▸ Problem to work on:
Determine how many lines contain the string "chart". Respond with that number and nothing more.

########################################

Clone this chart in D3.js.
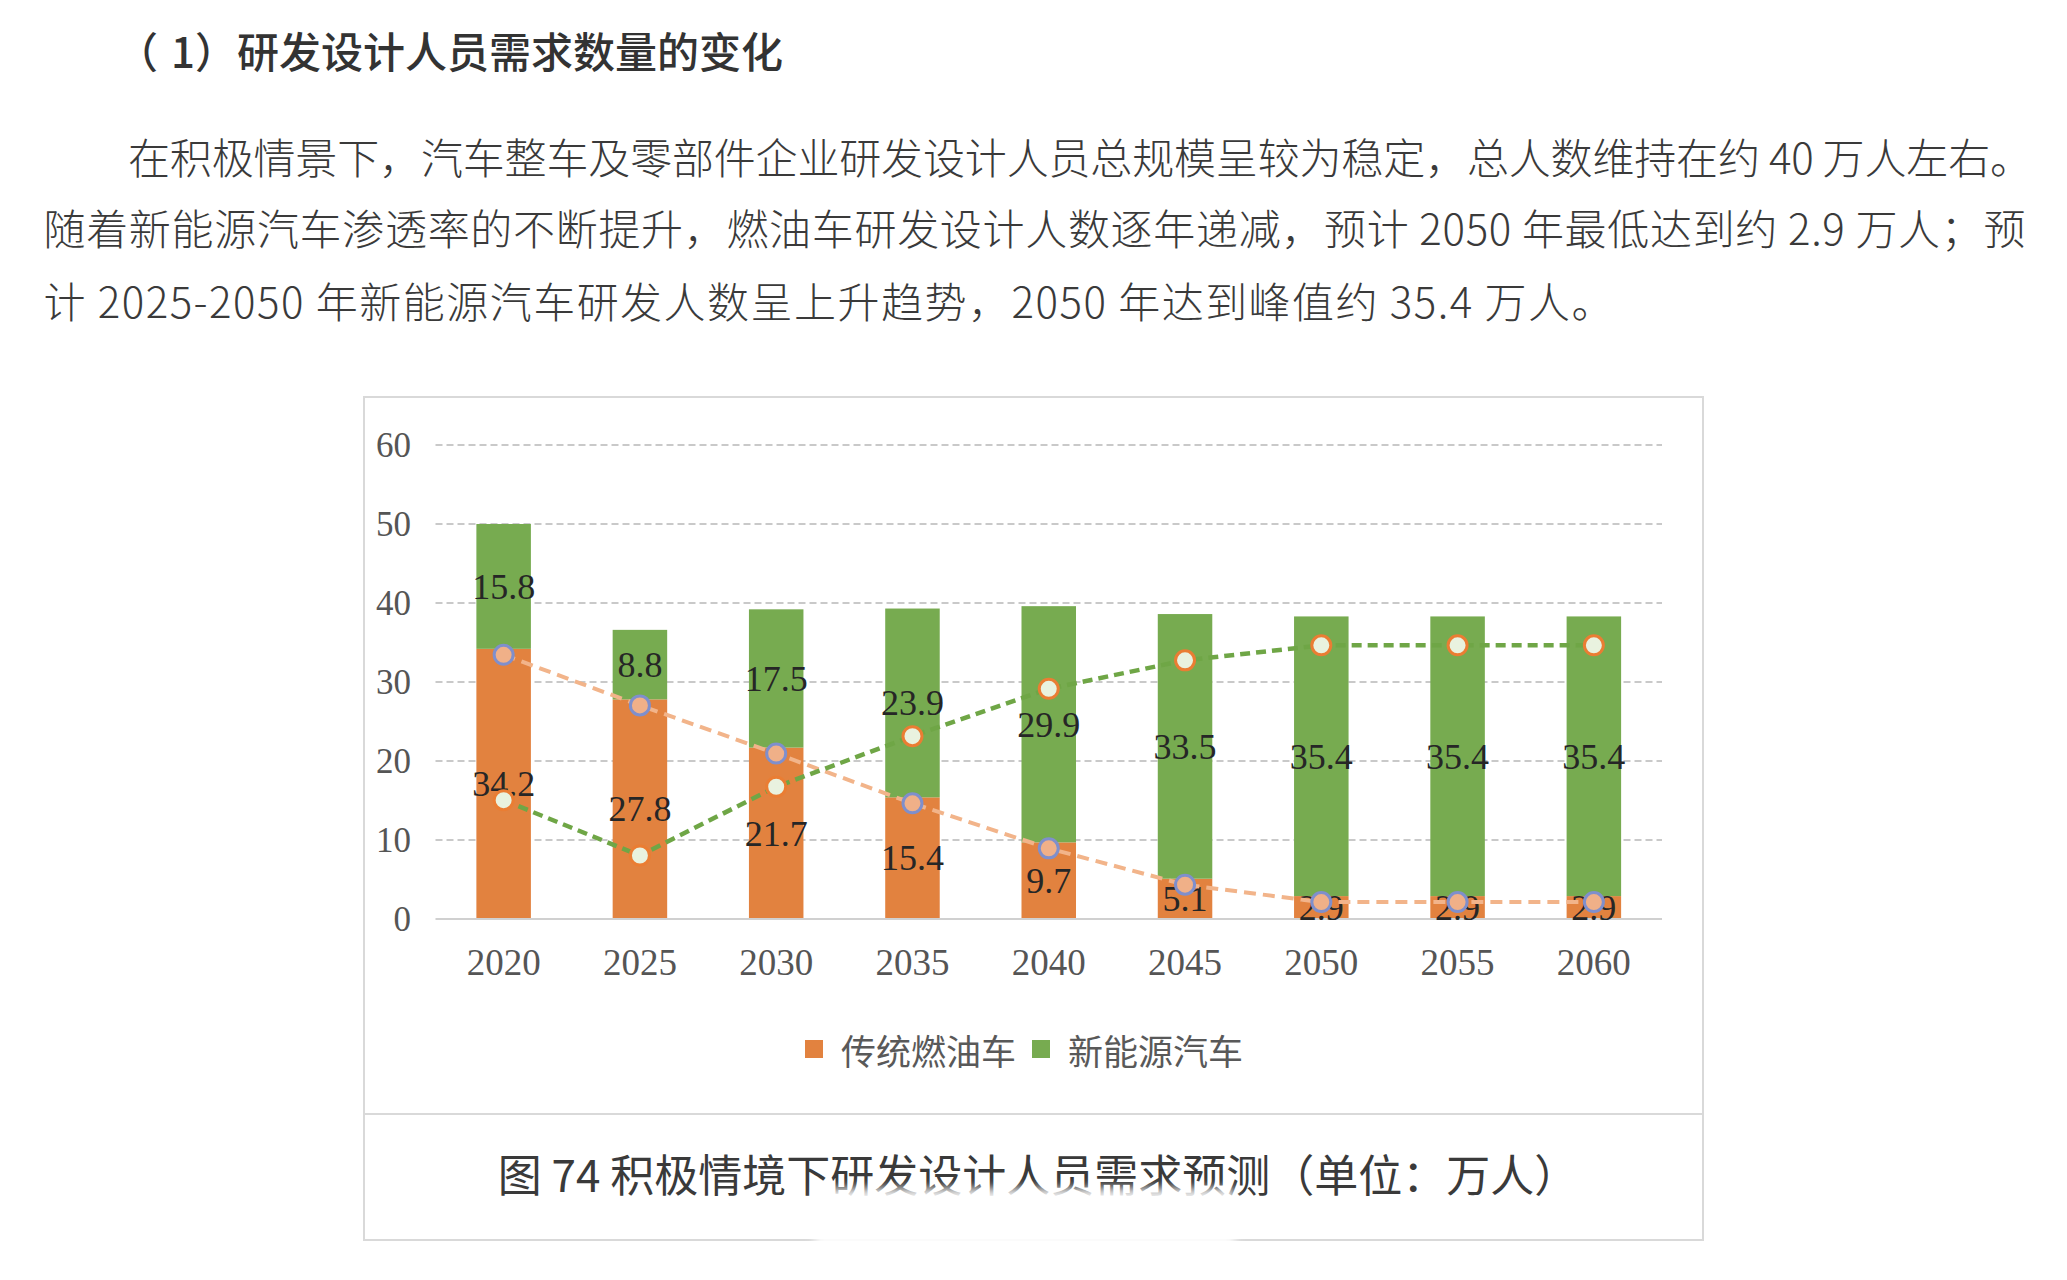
<!DOCTYPE html>
<html><head><meta charset="utf-8">
<script src="https://cdn.jsdelivr.net/npm/d3@7"></script>
<style>body{margin:0;background:#fff;} svg{display:block}</style>
</head><body><svg id="c" width="2067" height="1280"></svg>
<script>
// ---- data ----
const years = ["2020","2025","2030","2035","2040","2045","2050","2055","2060"];
const iceValues = [34.2,27.8,21.7,15.4,9.7,5.1,2.9,2.9,2.9];
const nevValues = [15.8,8.8,17.5,23.9,29.9,33.5,35.4,35.4,35.4];
const yTicks = [0,10,20,30,40,50,60];
const seriesNames = ["传统燃油车","新能源汽车"];
const headingParts = ["（","1","）","研发设计人员需求数量的变化"];
const paragraphLines = [
  "在积极情景下，汽车整车及零部件企业研发设计人员总规模呈较为稳定，总人数维持在约 40 万人左右。",
  "随着新能源汽车渗透率的不断提升，燃油车研发设计人数逐年递减，预计 2050 年最低达到约 2.9 万人；预",
  "计 2025-2050 年新能源汽车研发人数呈上升趋势，2050 年达到峰值约 35.4 万人。"
];
const captionText = "图 74 积极情境下研发设计人员需求预测（单位：万人）";

// ---- styles ----
const ORANGE = "#e2823f", GREEN = "#77ab50";
const CJK = "'Noto Sans CJK SC','Noto Sans',sans-serif";
const SERIF = "'Liberation Serif','DejaVu Serif',serif";

const svg = d3.select("#c");

// heading
const headX = [116, 171, 195, 237];
const head = svg.append("text").attr("y",49).attr("dominant-baseline","central")
  .attr("font-family",CJK).attr("font-size",42).attr("font-weight",500).attr("fill","#333");
headingParts.forEach((t,i)=>head.append("tspan").attr("x",headX[i]).text(t));

// paragraph
const paraLayout = [
  {x:128, y:155.5, len:1904},
  {x:43.5, y:226.7, len:1982},
  {x:43.5, y:299.2, len:1570}
];
paragraphLines.forEach((t,i)=>{
  const p = paraLayout[i];
  svg.append("text").attr("x",p.x).attr("y",p.y).attr("dominant-baseline","central")
    .attr("font-family",CJK).attr("font-size",42).attr("font-weight",300).attr("fill","#3a3a3a")
    .attr("textLength",p.len).attr("lengthAdjust","spacing")
    .text(t);
});

// chart frame
svg.append("rect").attr("x",364).attr("y",397).attr("width",1339).attr("height",843)
  .attr("fill","none").attr("stroke","#d9d9d9").attr("stroke-width",2);
svg.append("line").attr("x1",364).attr("x2",1703).attr("y1",1114).attr("y2",1114)
  .attr("stroke","#d9d9d9").attr("stroke-width",2);

// scales
const x = d3.scaleBand().domain(years).range([435.5,1662]).paddingInner(0.6).paddingOuter(0.3);
const y = d3.scaleLinear().domain([0,60]).range([919,445]);
const bw = x.bandwidth();
const cx = d => x(d) + bw/2;

// gridlines
const grid = svg.append("g");
grid.selectAll("line").data(yTicks.filter(t=>t>0)).join("line")
  .attr("x1",435.5).attr("x2",1662).attr("y1",d=>y(d)).attr("y2",d=>y(d))
  .attr("stroke","#c9c9c9").attr("stroke-width",2).attr("stroke-dasharray","7,4");

// y axis
const yAxis = svg.append("g").attr("transform","translate(411,0)")
  .call(d3.axisLeft(y).tickValues(yTicks).tickSize(0).tickPadding(0));
yAxis.select(".domain").remove();
yAxis.selectAll("text").attr("font-family",SERIF).attr("font-size",35).attr("fill","#555").attr("dy","0.32em");

// stacked bars
const rows = years.map((yr,i)=>({year:yr, ice:iceValues[i], nev:nevValues[i]}));
const stack = d3.stack().keys(["ice","nev"])(rows);
const colors = {ice:ORANGE, nev:GREEN};
svg.append("g").selectAll("g").data(stack).join("g").attr("fill",s=>colors[s.key])
  .selectAll("rect").data(s=>s).join("rect")
  .attr("x",d=>x(d.data.year)).attr("width",bw)
  .attr("y",d=>y(d[1])).attr("height",d=>y(d[0])-y(d[1]));

// baseline
svg.append("line").attr("x1",435.5).attr("x2",1662).attr("y1",y(0)).attr("y2",y(0))
  .attr("stroke","#d0d0d0").attr("stroke-width",2);

// x axis
const xAxis = svg.append("g").attr("transform",`translate(0,${y(0)})`)
  .call(d3.axisBottom(x).tickSize(0));
xAxis.select(".domain").remove();
xAxis.selectAll("text").attr("font-family",SERIF).attr("font-size",37).attr("fill","#555")
  .attr("dy",null).attr("y",56);

// data labels
const labels = svg.append("g").attr("font-family",SERIF).attr("font-size",36)
  .attr("fill","#262626").attr("text-anchor","middle");
stack.forEach(s=>{
  labels.selectAll(null).data(s).join("text")
    .attr("x",d=>cx(d.data.year)).attr("y",d=>y((d[0]+d[1])/2)).attr("dy","0.34em")
    .text(d=>d.data[s.key].toFixed(1));
});

// lines with markers (drawn slightly below, as in the source)
const lineLayer = svg.append("g").attr("transform","translate(0,6)");
const lineGen = d3.line().x(d=>cx(d.year)).y(d=>y(d.v));
const iceLine = years.map((yr,i)=>({year:yr, v:iceValues[i]}));
const nevLine = years.map((yr,i)=>({year:yr, v:nevValues[i]}));
lineLayer.append("path").datum(iceLine).attr("d",lineGen).attr("fill","none")
  .attr("stroke","#f2b48a").attr("stroke-width",4).attr("stroke-dasharray","12,7");
lineLayer.append("path").datum(nevLine).attr("d",lineGen).attr("fill","none")
  .attr("stroke","#6fa646").attr("stroke-width",4.5).attr("stroke-dasharray","10,6");
lineLayer.selectAll(".mi").data(iceLine).join("circle").attr("class","mi")
  .attr("cx",d=>cx(d.year)).attr("cy",d=>y(d.v)).attr("r",9.5)
  .attr("fill","#f0b088").attr("stroke","#7f8fcc").attr("stroke-width",3);
lineLayer.selectAll(".mn").data(nevLine).join("circle").attr("class","mn")
  .attr("cx",d=>cx(d.year)).attr("cy",d=>y(d.v)).attr("r",9.5)
  .attr("fill","#e9f2df").attr("stroke","#ea7d33").attr("stroke-width",3);

// legend
const legend = svg.append("g").attr("font-family",CJK).attr("font-size",35).attr("fill","#595959");
const legendPos = [805, 1032];
seriesNames.forEach((n,i)=>{
  legend.append("rect").attr("x",legendPos[i]).attr("y",1040).attr("width",18).attr("height",18)
    .attr("fill",i===0?ORANGE:GREEN);
  legend.append("text").attr("x",legendPos[i]+36).attr("y",1049).attr("dominant-baseline","central").text(n);
});

// caption
svg.append("text").attr("x",1038).attr("y",1173).attr("text-anchor","middle").attr("dominant-baseline","central")
  .attr("font-family",CJK).attr("font-size",44).attr("font-weight",400).attr("fill","#3a3a3a")
  .text(captionText);

// white smudge over part of the caption (present in the source image)
const defs = svg.append("defs");
defs.append("filter").attr("id","blur").attr("x","-20%").attr("y","-50%").attr("width","140%").attr("height","200%")
  .append("feGaussianBlur").attr("stdDeviation",5);
svg.append("rect").attr("x",815).attr("y",1188).attr("width",420).attr("height",64)
  .attr("fill","#fff").attr("opacity",0.9).attr("filter","url(#blur)");
</script>
</body></html>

########################################

▸ Response:
2